Mais qu’est-ce que l’éthique ? Son étymologie vient du grec ethos qui signifie « caractère habituel ou manière d’être ». L’éthique est donc liée à la manière d’être dans la vie de tous les jours. Dans une démarche philosophique, nous cherchons à développer une manière d’être philosophique. La philosophie est l’amour ou la recherche de la sagesse. Il s’agit donc de chercher à agir avec davantage de sagesse dans toutes nos activités. En tant que philosophes, nous sommes en recherche d’une plus grande sagesse dans la mise en œuvre de nos actions de volontariat. C’est pourquoi nous accordons une attention particulière à l’orientation que nous donnons à l’action. Une action philosophique est consciemment orientée vers les valeurs humaines afin de développer d’avantage notre potentiel humain. Il est vrai que tous les volontaires pratiquent les valeurs humaines. La particularité de la démarche philosophique est néanmoins la pratique consciente de ces valeurs ainsi que le développement des outils qui en découlent.
Dans ce cadre, le volontariat peut être compris à la fois comme une activité tournée vers l’extérieur de nous-mêmes – c’est-à-dire vers la société ou les individus qui en bénéficient – et comme une activité tournée vers l’intérieur de nous-mêmes dans le sens d’un plus grand développement de nos qualités humaines. Comme toute action humaine, le volontariat est susceptible de faire grandir en nous les valeurs humaines. Bien entendu, il ne s’agit pas d’une activité rémunérée : elle nous apporte donc la satisfaction d’avoir accompli quelque chose qui a une valeur profonde. Il est dès lors possible d’approfondir encore cette action par le biais de l’exercice de la conscience. Pratiquer quelque action que ce soit avec conscience, lui donne une autre dimension. Or il est difficile d’être conscient en permanence, d’être dans l’ici et maintenant. Nous pouvons utiliser pour cela la pratique de la concentration, c’est-à-dire, le fait de revenir sans cesse à la conscience, au centre de nous-mêmes. Pour parvenir à un bon niveau de concentration, il est nécessaire de la pratiquer souvent, comme on entraîne un muscle. Car, si nous l’appliquons uniquement dans les moments où nous en avons besoin, nous ne pourrons pas atteindre une certaine maîtrise. De la même manière, si nous n’entraînons pas un muscle à porter de lourdes charges, dès que nous en aurons besoin, nous ne pourrons pas l’utiliser.

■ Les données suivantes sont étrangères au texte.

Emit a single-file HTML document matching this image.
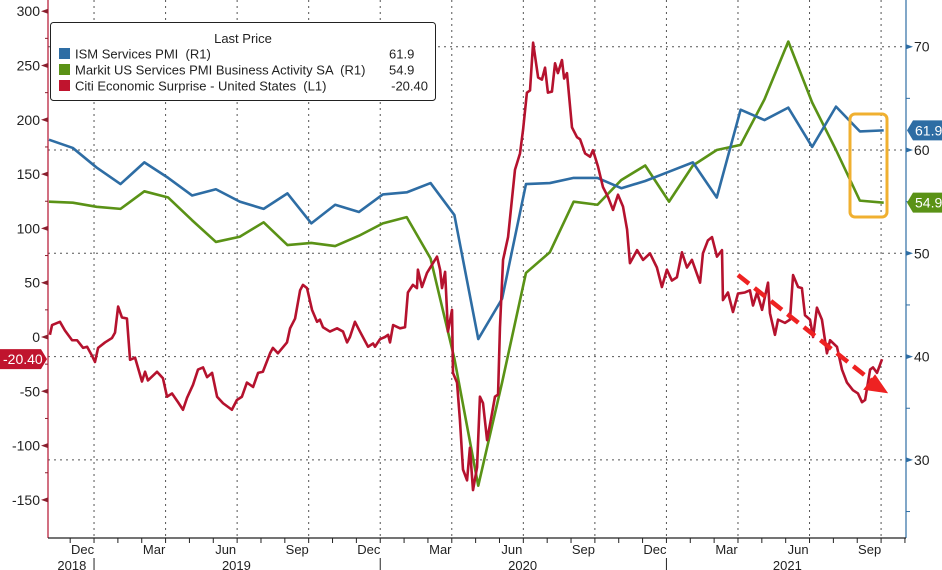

La générosité est une autre qualité humaine fondamentale dans le volontariat. Se mettre au service d’un camp de réfugiés est déjà un acte généreux. Si nous regardons l’extérieur des choses, c’est vrai jusqu’à un certain point. Par contre, si nous faisons notre propre introspection, nous pouvons parfois nous rendre compte que notre égo peut tirer de nombreux bénéfices d’une action “altruiste” : reconnaissance, gratitude de la part des bénéficiaires, prestige… Il est donc possible de travailler la qualité intérieure de notre action en nous détachant progressivement des bénéfices de l’action tout en se consacrant de manière efficace à l’action pour elle-même. Nous irons de cette manière vers une générosité plus belle, plus vraie et plus juste. Des bénéfices viendront de toute manière mais ils seront davantage saisis et intégré dans notre « humanité » et ils ne seront plus le moteur de notre action.
Nous voyons donc comment la pratique de deux attributs humains, la conscience et la générosité, peut apporter une plus grande profondeur à nos actions et nous permettre de développer de nombreuses qualités qui sont présentes en nous de manière latente. La particularité de la démarche philosophique ne se situe donc pas dans la générosité de l’action ou dans sa technique mais bien dans un exercice intérieur d’attributs humains.
Nos activités de volontariat participent donc à la ville de Bruxelles et aux problématiques qu’elle rencontre mais participent également du développement de l’humain. En retour, ce développement humain peut nourrir l’action en elle-même. Le volontariat philosophique est donc ce double mouvement vers l’externe et vers l’interne qui participe de la construction d’une société meilleure basée sur des individus qui développent et donnent le meilleur d’eux-mêmes.